• [What you need to do] Output only the lines running from the line bearing "Output the component" through the line bearing "const ref = useRef<HTMLDivElement>(null);", character for character.

• [Input for this task]
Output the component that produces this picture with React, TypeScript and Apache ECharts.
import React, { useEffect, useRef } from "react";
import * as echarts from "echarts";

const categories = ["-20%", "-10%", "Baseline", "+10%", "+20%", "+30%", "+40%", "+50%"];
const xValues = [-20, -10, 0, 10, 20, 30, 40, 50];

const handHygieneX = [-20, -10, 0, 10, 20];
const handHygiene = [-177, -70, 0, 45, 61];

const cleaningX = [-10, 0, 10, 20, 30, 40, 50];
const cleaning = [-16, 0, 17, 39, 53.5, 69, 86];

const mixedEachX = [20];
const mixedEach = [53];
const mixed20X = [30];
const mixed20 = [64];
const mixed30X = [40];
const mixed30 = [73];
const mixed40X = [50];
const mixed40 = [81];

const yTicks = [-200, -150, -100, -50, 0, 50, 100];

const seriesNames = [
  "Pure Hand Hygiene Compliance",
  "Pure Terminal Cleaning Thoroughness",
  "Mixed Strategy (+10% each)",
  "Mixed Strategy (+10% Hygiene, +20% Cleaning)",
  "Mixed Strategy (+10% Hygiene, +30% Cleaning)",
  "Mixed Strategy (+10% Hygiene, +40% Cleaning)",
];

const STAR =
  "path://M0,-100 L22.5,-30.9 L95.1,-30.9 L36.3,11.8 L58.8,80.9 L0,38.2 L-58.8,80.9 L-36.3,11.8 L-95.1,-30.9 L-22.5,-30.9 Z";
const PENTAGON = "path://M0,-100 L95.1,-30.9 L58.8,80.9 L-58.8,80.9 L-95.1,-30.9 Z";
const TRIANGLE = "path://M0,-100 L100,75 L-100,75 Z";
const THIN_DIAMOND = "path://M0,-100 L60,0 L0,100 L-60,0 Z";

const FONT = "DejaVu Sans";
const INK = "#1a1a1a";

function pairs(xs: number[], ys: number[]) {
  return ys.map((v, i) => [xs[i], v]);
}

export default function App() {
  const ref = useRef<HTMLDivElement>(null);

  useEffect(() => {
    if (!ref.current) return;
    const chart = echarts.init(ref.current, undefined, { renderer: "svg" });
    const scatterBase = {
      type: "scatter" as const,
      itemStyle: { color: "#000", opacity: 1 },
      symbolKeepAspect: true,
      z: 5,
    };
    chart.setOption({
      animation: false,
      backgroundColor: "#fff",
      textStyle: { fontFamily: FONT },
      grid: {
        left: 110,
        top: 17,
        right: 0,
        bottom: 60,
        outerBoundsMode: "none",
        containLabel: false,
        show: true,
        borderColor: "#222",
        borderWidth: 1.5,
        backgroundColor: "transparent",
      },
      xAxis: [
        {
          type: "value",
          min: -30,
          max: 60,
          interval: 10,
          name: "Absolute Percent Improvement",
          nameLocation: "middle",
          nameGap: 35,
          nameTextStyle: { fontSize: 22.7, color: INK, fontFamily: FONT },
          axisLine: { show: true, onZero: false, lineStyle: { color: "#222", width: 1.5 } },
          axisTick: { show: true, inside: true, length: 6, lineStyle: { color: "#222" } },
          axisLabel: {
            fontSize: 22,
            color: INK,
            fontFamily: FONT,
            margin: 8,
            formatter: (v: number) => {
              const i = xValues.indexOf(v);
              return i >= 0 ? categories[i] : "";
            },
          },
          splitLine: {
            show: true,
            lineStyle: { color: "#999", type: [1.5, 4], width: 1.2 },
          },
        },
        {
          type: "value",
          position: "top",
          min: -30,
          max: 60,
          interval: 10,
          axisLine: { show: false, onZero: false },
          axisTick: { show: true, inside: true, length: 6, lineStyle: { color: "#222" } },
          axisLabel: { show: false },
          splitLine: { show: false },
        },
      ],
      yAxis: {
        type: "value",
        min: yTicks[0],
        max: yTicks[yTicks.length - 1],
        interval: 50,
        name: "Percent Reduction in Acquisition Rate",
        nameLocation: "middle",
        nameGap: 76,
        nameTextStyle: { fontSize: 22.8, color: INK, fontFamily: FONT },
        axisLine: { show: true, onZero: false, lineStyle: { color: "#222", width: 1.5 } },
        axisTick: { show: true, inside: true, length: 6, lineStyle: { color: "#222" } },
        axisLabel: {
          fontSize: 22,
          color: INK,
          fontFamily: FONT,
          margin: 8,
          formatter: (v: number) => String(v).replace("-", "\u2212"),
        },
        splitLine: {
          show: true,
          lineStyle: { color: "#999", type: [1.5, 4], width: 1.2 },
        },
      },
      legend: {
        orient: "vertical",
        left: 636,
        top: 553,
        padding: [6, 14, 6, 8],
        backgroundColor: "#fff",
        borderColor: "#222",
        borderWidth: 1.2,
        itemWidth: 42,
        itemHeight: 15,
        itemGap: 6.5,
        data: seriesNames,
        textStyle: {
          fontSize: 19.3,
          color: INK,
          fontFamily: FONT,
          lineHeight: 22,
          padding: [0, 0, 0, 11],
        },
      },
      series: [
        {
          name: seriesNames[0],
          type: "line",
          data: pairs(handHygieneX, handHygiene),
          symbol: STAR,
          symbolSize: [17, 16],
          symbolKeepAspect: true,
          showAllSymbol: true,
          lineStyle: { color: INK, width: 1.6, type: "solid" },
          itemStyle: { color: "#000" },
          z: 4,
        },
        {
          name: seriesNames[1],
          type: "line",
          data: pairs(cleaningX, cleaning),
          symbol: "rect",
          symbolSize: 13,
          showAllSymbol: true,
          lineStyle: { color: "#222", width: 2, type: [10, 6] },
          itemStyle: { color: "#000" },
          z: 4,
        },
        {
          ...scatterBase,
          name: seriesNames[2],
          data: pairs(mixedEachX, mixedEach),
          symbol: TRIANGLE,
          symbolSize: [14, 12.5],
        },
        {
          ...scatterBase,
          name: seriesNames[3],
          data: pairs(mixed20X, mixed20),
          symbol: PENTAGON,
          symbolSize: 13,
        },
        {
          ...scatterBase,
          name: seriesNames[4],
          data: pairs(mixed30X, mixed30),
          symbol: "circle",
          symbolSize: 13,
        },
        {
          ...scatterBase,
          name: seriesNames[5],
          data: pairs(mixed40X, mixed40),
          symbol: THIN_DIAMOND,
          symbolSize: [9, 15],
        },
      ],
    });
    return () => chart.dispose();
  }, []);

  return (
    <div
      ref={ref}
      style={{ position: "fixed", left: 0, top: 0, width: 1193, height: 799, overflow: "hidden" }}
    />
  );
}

* * *

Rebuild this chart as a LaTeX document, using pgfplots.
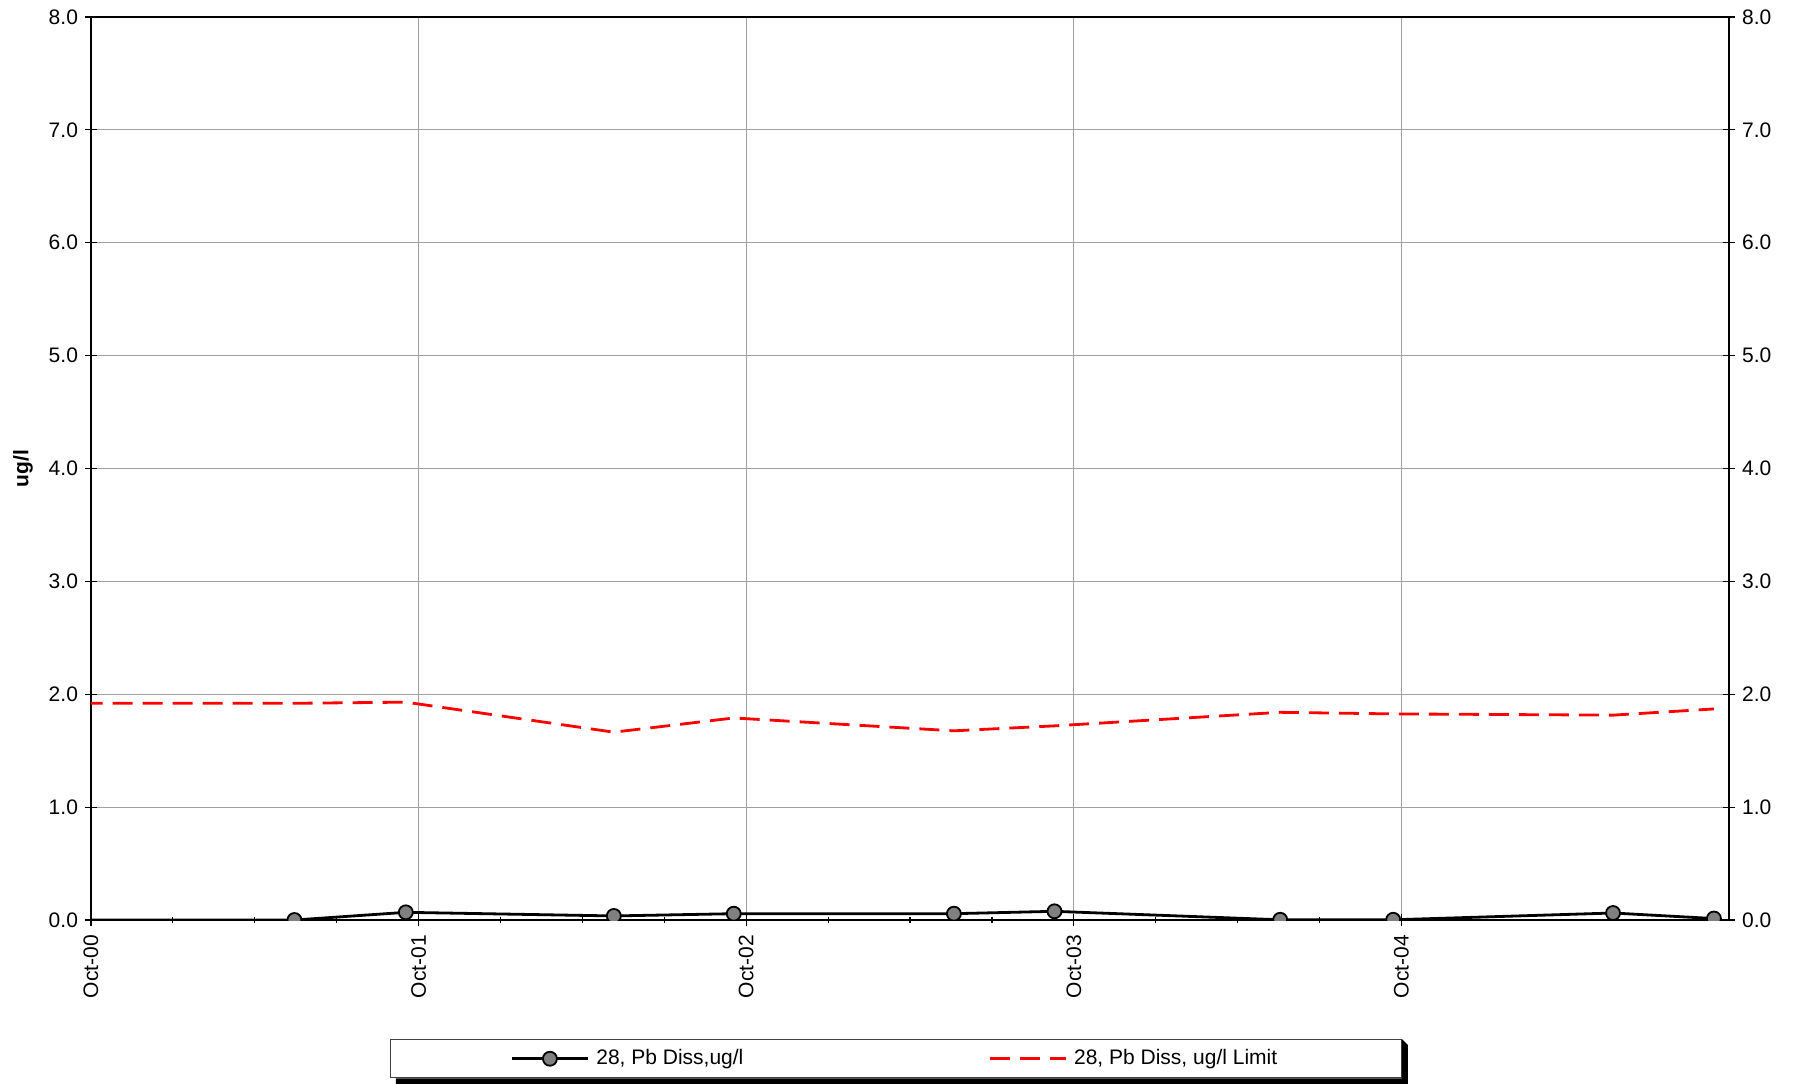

* * *

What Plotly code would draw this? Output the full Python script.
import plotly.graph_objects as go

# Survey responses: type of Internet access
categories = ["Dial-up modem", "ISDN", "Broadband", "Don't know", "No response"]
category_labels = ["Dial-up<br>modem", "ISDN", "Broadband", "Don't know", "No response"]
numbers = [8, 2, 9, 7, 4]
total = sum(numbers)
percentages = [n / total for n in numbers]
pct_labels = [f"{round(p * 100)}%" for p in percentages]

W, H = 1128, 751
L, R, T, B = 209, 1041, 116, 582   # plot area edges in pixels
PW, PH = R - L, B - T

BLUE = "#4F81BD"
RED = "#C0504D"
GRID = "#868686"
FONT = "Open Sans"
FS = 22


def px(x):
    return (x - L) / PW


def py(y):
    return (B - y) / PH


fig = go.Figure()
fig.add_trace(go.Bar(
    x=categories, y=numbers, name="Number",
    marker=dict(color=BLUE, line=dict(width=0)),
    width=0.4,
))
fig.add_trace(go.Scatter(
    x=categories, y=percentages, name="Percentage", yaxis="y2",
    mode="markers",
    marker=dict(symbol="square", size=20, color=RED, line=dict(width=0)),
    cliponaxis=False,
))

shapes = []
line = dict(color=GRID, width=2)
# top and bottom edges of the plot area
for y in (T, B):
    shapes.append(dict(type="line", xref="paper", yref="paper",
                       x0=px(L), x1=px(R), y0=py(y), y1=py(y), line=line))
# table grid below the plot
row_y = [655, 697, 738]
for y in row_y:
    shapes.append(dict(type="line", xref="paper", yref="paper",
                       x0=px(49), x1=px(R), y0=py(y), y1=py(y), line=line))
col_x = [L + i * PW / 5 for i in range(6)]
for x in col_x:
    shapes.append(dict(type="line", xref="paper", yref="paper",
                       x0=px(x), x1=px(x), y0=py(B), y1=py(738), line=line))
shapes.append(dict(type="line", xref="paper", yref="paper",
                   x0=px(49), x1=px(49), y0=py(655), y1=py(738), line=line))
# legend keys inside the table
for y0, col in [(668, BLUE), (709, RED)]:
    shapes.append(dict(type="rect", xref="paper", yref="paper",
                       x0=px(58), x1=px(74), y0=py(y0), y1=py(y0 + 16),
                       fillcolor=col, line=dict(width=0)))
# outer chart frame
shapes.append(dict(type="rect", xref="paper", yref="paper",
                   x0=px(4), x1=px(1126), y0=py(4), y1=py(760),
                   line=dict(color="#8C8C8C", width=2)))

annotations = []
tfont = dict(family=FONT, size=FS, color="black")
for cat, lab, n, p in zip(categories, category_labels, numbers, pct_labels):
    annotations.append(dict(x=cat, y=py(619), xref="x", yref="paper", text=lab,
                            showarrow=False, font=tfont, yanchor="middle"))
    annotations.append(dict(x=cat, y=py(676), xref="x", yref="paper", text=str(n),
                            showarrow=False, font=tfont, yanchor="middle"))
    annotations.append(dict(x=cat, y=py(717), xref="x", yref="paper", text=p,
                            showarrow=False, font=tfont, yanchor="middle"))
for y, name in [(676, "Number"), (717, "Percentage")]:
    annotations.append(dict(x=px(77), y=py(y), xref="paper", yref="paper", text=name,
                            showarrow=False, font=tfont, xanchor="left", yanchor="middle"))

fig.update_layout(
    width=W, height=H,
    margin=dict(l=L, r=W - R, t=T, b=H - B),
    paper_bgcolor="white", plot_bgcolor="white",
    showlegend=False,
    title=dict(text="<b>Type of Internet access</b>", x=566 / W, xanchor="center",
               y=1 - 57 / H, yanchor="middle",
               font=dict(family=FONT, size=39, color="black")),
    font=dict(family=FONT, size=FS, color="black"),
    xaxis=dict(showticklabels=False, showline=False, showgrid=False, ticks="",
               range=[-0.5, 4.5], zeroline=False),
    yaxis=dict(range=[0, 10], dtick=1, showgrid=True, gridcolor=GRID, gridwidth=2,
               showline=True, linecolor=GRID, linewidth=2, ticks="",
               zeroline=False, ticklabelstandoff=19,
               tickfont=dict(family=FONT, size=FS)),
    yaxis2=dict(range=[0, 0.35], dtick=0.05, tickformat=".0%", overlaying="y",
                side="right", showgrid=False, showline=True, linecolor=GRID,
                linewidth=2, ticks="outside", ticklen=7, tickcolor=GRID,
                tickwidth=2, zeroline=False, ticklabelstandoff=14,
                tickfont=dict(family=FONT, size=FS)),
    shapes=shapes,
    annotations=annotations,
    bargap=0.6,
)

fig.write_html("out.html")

• [Exercise answer]
Output the component that produces this picture with React, TypeScript and Apache ECharts.
import React, { useEffect, useRef } from "react";
import * as echarts from "echarts";

const categories = ["-20%", "-10%", "Baseline", "+10%", "+20%", "+30%", "+40%", "+50%"];
const xValues = [-20, -10, 0, 10, 20, 30, 40, 50];

const handHygieneX = [-20, -10, 0, 10, 20];
const handHygiene = [-177, -70, 0, 45, 61];

const cleaningX = [-10, 0, 10, 20, 30, 40, 50];
const cleaning = [-16, 0, 17, 39, 53.5, 69, 86];

const mixedEachX = [20];
const mixedEach = [53];
const mixed20X = [30];
const mixed20 = [64];
const mixed30X = [40];
const mixed30 = [73];
const mixed40X = [50];
const mixed40 = [81];

const yTicks = [-200, -150, -100, -50, 0, 50, 100];

const seriesNames = [
  "Pure Hand Hygiene Compliance",
  "Pure Terminal Cleaning Thoroughness",
  "Mixed Strategy (+10% each)",
  "Mixed Strategy (+10% Hygiene, +20% Cleaning)",
  "Mixed Strategy (+10% Hygiene, +30% Cleaning)",
  "Mixed Strategy (+10% Hygiene, +40% Cleaning)",
];

const STAR =
  "path://M0,-100 L22.5,-30.9 L95.1,-30.9 L36.3,11.8 L58.8,80.9 L0,38.2 L-58.8,80.9 L-36.3,11.8 L-95.1,-30.9 L-22.5,-30.9 Z";
const PENTAGON = "path://M0,-100 L95.1,-30.9 L58.8,80.9 L-58.8,80.9 L-95.1,-30.9 Z";
const TRIANGLE = "path://M0,-100 L100,75 L-100,75 Z";
const THIN_DIAMOND = "path://M0,-100 L60,0 L0,100 L-60,0 Z";

const FONT = "DejaVu Sans";
const INK = "#1a1a1a";

function pairs(xs: number[], ys: number[]) {
  return ys.map((v, i) => [xs[i], v]);
}

export default function App() {
  const ref = useRef<HTMLDivElement>(null);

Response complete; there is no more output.